J.N. – Oui, je suis évidemment pour la mixité. L’urbanisme du XXe siècle, fondé sur le zoning, a fait beaucoup de mal ! A l’époque, on se contentait de juxtaposer sans passerelle l’urbanisme de la zone commerciale, de la zone industrielle, de la zone pavillonnaire ou encore de l’habitat social… Il faut revenir à une plus grande liberté dans l’affectation de ce qui est construit et de ce qui va se construire. A chaque fois qu’on peut créer de la mixité, il faut le faire. C’est le cas des tours Duo dont l’environnement mixe déjà du commerce, des bureaux, des logements, un hôtel et des activités…

On parle beaucoup d’environnement de travail « collaboratif et convivial » comme élément de bienêtre et levier de performance… Quelle est votre réflexion sur ce sujet ?

J.N. – J’ai eu l’occasion d’y réfléchir puisqu’il y a 4-5 ans, la foire de Milan m’a demandé de créer une grande exposition sur le futur du bureau. Il en reste quelques meubles qui occupent mes ateliers. Ils sont un peu provocants et prouvent qu’on n’est pas obligé de fonder l’aménagement toujours sur le même bureau, sur les mêmes techniques répétées et sur l’hypertrophie des paramètres fonctionnels. Autant de choses qui obligent souvent les êtres humains à se comporter de la même façon. Le futur se trouve dans la variation des espaces de bureau eux-mêmes, qui sont habités au même titre qu’une maison. On passe plus de temps au bureau que chez soi ! C’est important d’en tenir compte. Quand on conçoit du mobilier, on doit pouvoir offrir à chacun la possibilité d’organiser des modules simples comme il le souhaite.

Pour finir, vous aviez une anecdote à nous raconter qui concerne – indirectement – Natixis…

J.N. – Le nom des tours Duo est né de ces références parisiennes à l’art de la danse.

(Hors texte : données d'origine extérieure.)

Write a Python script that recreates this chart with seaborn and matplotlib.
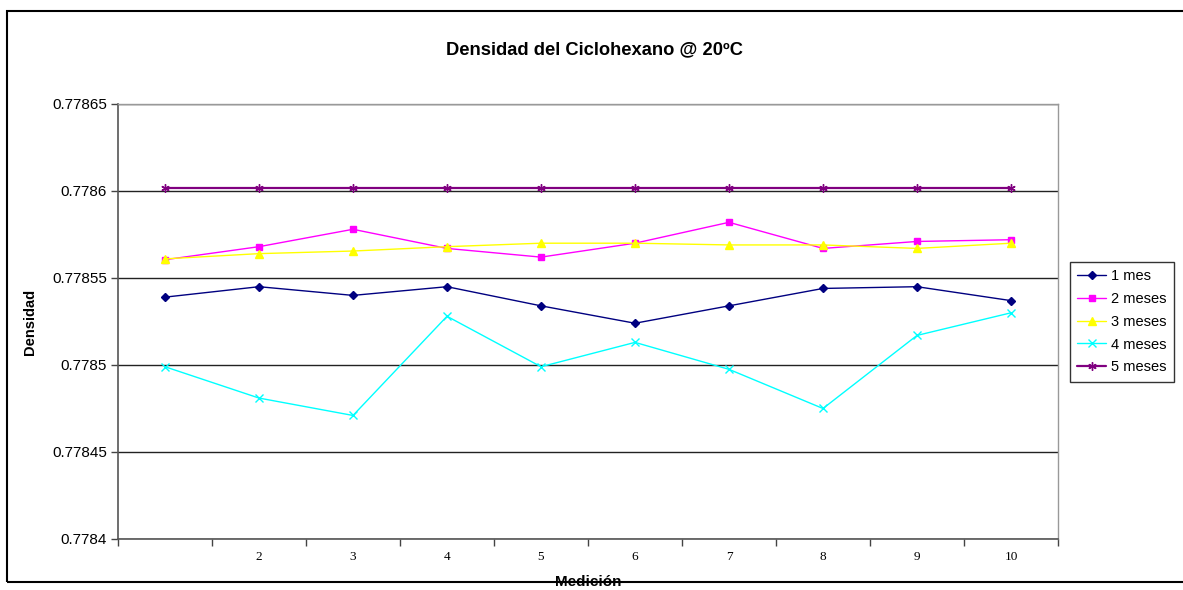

C’était dans mes ateliers… J’expliquais que les deux bâtiments étaient en mouvement et ma cliente y a vu un couple parisien et s’est écriée « on dirait Maurice Chevalier avec sa casquette qui danse avec Mistinguett ! »

 

JEAN NOUVEL en 10 dates

  • 1945 - Naissance à Fumel dans le Lot-et-Garonne.
  • 1976 -  Co-fondateur du mouvement « Mars 1976 » qui s’oppose à la « Charte d’Athènes » pensée par Le Corbusier.
  • 1981 – Lauréat du concours pour l’Institut du Monde Arabe, premier des grands projets présidentiels initiés par François Mitterrand.
  • 2000 – Inauguration du Centre de Culture et de Congrès de Lucerne en Suisse.
  • 2006 – Inauguration du Musée du quai Branly.
  • 2008 – Lauréat du Prix Pritzker, considéré comme le prix Nobel de l’architecture.
  • 2009 – Inauguration de la salle symphonique de la Radio danoise à Copenhague.
  • 2015 – Inauguration de la Philharmonie de Paris.
  • 2017 – Ouverture du Louvre Abou Dhabi
  • 2018 – Inauguration de la tour de bureaux La Marseillaise, sur le port de Marseille.